Il tema del trattamento della patologia psichica in condizioni di restrizione di libertà personale è – da sempre – al centro di un acceso dibattito e se da un lato è stato avviato a soluzione sul fronte degli inimputabili (il faticoso percorso di dismissione degli OPG è ormai giunto al termine) con la legge n. 81 del 2014, dall'altro è tutt'altro che risolto sul correlato fronte delle modalità di esecuzione della pena nei confronti di soggetti affetti da patologia non incidente o solo parzialmente incidente sulla capacità di intendere e di volere.

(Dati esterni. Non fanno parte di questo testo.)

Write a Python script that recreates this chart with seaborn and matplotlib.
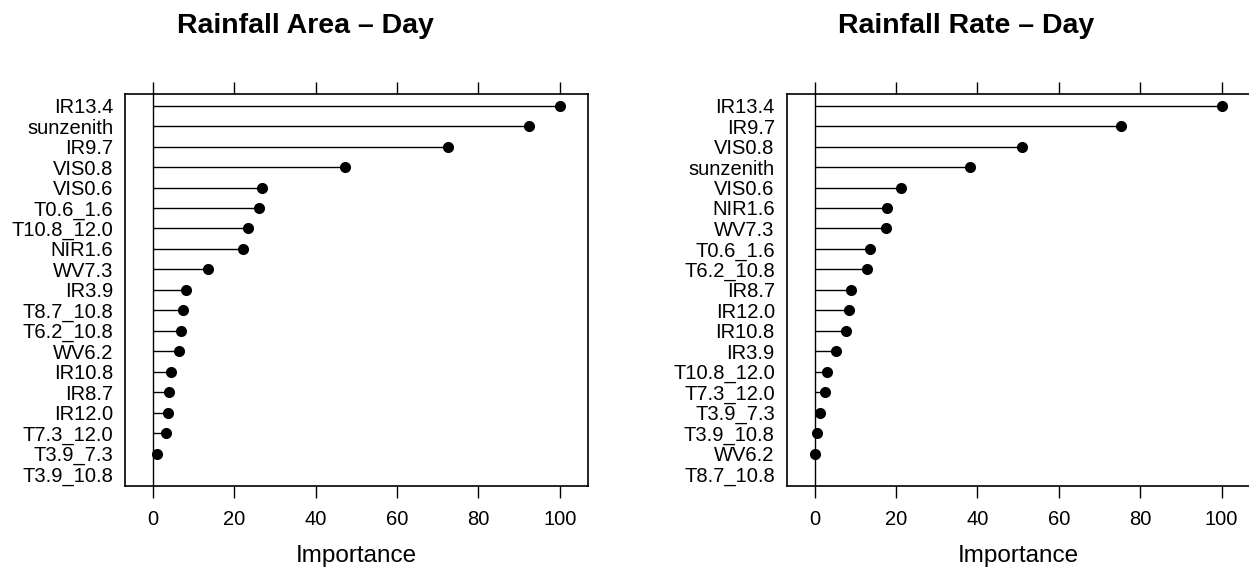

Come è noto, la soluzione individuata – in chiave di tensione tra il quadro normativo attuale e più principi costituzionali e convenzionali – come possibile dalla Corte di Cassazione, rappresentata dall'allargamento dei casi di detenzione domiciliare, è quella individuata anche in sede di esercizio della delega di cui alla legge n. 103 del 2017, non ancora approdata a testo vigente.

Sta di fatto che, al di là delle vicende legislative in corso, l'ordinanza che si pubblica realizza un ampio percorso di sostegno a tale ipotesi, muovendo dal raffronto tra la regolamentazione attuale della condizione e il sistema di tutela dei diritti fondamentali della persona, costituzionale e convenzionale.

Muovendo dalla constatazione di inapplicabilità della previsione di legge – pur mai espressamente abrogata – dell'art. 148 cod. pen., la Cassazione evidenzia come la condizione dei soggetti colpiti da infermità psichica sopravvenuta sia caratterizzata da una sorta di «regresso trattamentale» e di «sostanziale degiurisdizionalizzazione» non esistendo – allo stato – reali alternative alla allocazione in strutture interne al circuito penitenziario (le Articolazioni per la tutela della salute mentale realizzate ai sensi dell'art. 65 ord.pen.).

Ciò per la impossibilità di allocare i soggetti imputabili nelle REMS, da un lato, e per lo sbarramento legislativo che, per la corrente interpretazione delle relative disposizioni, esclude la patologia psichica dall'ambito di applicazione dell'art. 146 (differimento obbligatorio della pena), 147 (differimento facoltativo) cod. pen. e 47-ter co. 1-ter ord. pen. (detenzione domiciliare in deroga).

Tale assenza di alternative alla permanenza in carcere del soggetto portatore di patologia psichica è posta alla base del dubbio di legittimità costituzionale dell'art. 47-ter co. 1-ter, in riferimento a quanto previsto dagli articoli 2, 3, 27, 32 e 117 co. 1 Cost.

Si ripercorrono taluni arresti della Corte Costituzionale sul tema del diritto alla salute in ipotesi di intervenuta restrizione di libertà (in part. Corte cost. n. 70 del 1994) ed in tema di finalità rieducativa della pena (sent. n. 313 del 1990) nonché quelli della Corte di Strasburgo relativi al divieto di trattamenti inumani o degradanti (art. 3 Cedu), alcuni dei quali riguardanti l'Italia (caso Contrada c. Italia del 2014).

Sullo sfondo, pare volersi sostenere la complessiva irragionevolezza di un sistema regolativo basato sulla rigida distinzione concettuale tra infermità fisica ed infermità psichica, in chiave di valutazione complessiva della incidenza della condizione patologica sui diritti inviolabili della persona umana all'adeguatezza del trattamento sanitario e della offerta trattamentale.